Dataset section:
»»

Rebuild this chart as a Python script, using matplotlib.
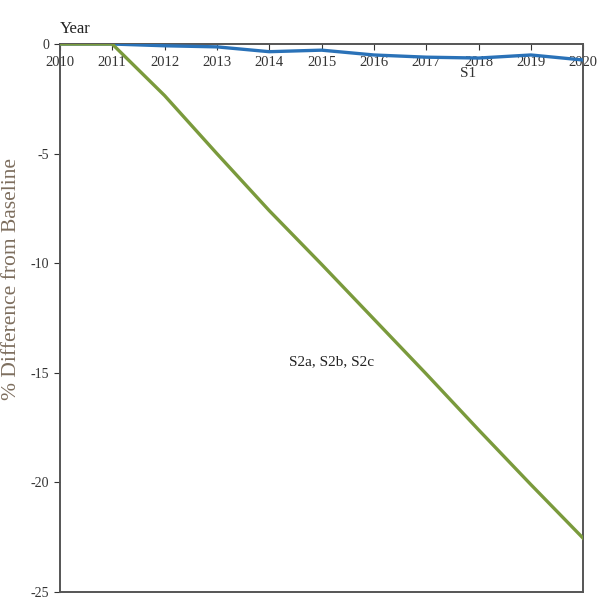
import matplotlib
matplotlib.use("Agg")
import matplotlib.pyplot as plt

years = [2010, 2011, 2012, 2013, 2014, 2015, 2016, 2017, 2018, 2019, 2020]
s1 = [0, 0, -0.08, -0.13, -0.35, -0.28, -0.5, -0.6, -0.64, -0.5, -0.73]
s2 = [0, 0, -2.35, -5.0, -7.6, -10.05, -12.55, -15.05, -17.6, -20.1, -22.55]
yticks = [0, -5, -10, -15, -20, -25]

plt.rcParams['font.family'] = ['Liberation Serif', 'DejaVu Serif']

fig = plt.figure(figsize=(6.05, 6.08), dpi=100)
ax = fig.add_axes([0.099, 0.0263, 0.865, 0.9013])

ax.plot(years, s1, color='#2a72b8', lw=2.4, zorder=3)
ax.plot(years, s2, color='#7a9a3c', lw=2.4, zorder=4)

ax.set_xlim(2010, 2020)
ax.set_ylim(-25, 0)
ax.set_yticks(yticks)
ax.set_yticklabels([str(v) for v in yticks], fontsize=10, color='#333333')
ax.set_xticks(years)
ax.set_xticklabels([str(y) for y in years], fontsize=10.5, color='#333333')
ax.xaxis.set_ticks_position('top')
ax.tick_params(axis='x', direction='in', length=4, pad=-18, color='#333333')
ax.tick_params(axis='y', direction='out', length=4, color='#333333')
for s in ax.spines.values():
    s.set_color('#555555')
    s.set_linewidth(1.4)

ax.set_ylabel('% Difference from Baseline', fontsize=15.5, color='#7d6e5e')
ax.yaxis.set_label_coords(-0.074, 0.571)
fig.text(0.099, 0.952, 'Year', fontsize=12, color='#222222', ha='left', va='center')
ax.text(2017.8, -1.35, 'S1', fontsize=11, color='#333333', ha='center', va='center')
ax.text(2015.2, -14.5, 'S2a, S2b, S2c', fontsize=11, color='#222222', ha='center', va='center')

fig.savefig('out.png', dpi=100)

««

Work to be completed:
Reproduce each line exactly, please, except for any pictures.

Task output:
Rebuild this chart as a Python script, using matplotlib.
import matplotlib
matplotlib.use("Agg")
import matplotlib.pyplot as plt

years = [2010, 2011, 2012, 2013, 2014, 2015, 2016, 2017, 2018, 2019, 2020]
s1 = [0, 0, -0.08, -0.13, -0.35, -0.28, -0.5, -0.6, -0.64, -0.5, -0.73]
s2 = [0, 0, -2.35, -5.0, -7.6, -10.05, -12.55, -15.05, -17.6, -20.1, -22.55]
yticks = [0, -5, -10, -15, -20, -25]

plt.rcParams['font.family'] = ['Liberation Serif', 'DejaVu Serif']

fig = plt.figure(figsize=(6.05, 6.08), dpi=100)
ax = fig.add_axes([0.099, 0.0263, 0.865, 0.9013])

ax.plot(years, s1, color='#2a72b8', lw=2.4, zorder=3)
ax.plot(years, s2, color='#7a9a3c', lw=2.4, zorder=4)

ax.set_xlim(2010, 2020)
ax.set_ylim(-25, 0)
ax.set_yticks(yticks)
ax.set_yticklabels([str(v) for v in yticks], fontsize=10, color='#333333')
ax.set_xticks(years)
ax.set_xticklabels([str(y) for y in years], fontsize=10.5, color='#333333')
ax.xaxis.set_ticks_position('top')
ax.tick_params(axis='x', direction='in', length=4, pad=-18, color='#333333')
ax.tick_params(axis='y', direction='out', length=4, color='#333333')
for s in ax.spines.values():
    s.set_color('#555555')
    s.set_linewidth(1.4)

ax.set_ylabel('% Difference from Baseline', fontsize=15.5, color='#7d6e5e')
ax.yaxis.set_label_coords(-0.074, 0.571)
fig.text(0.099, 0.952, 'Year', fontsize=12, color='#222222', ha='left', va='center')
ax.text(2017.8, -1.35, 'S1', fontsize=11, color='#333333', ha='center', va='center')
ax.text(2015.2, -14.5, 'S2a, S2b, S2c', fontsize=11, color='#222222', ha='center', va='center')

fig.savefig('out.png', dpi=100)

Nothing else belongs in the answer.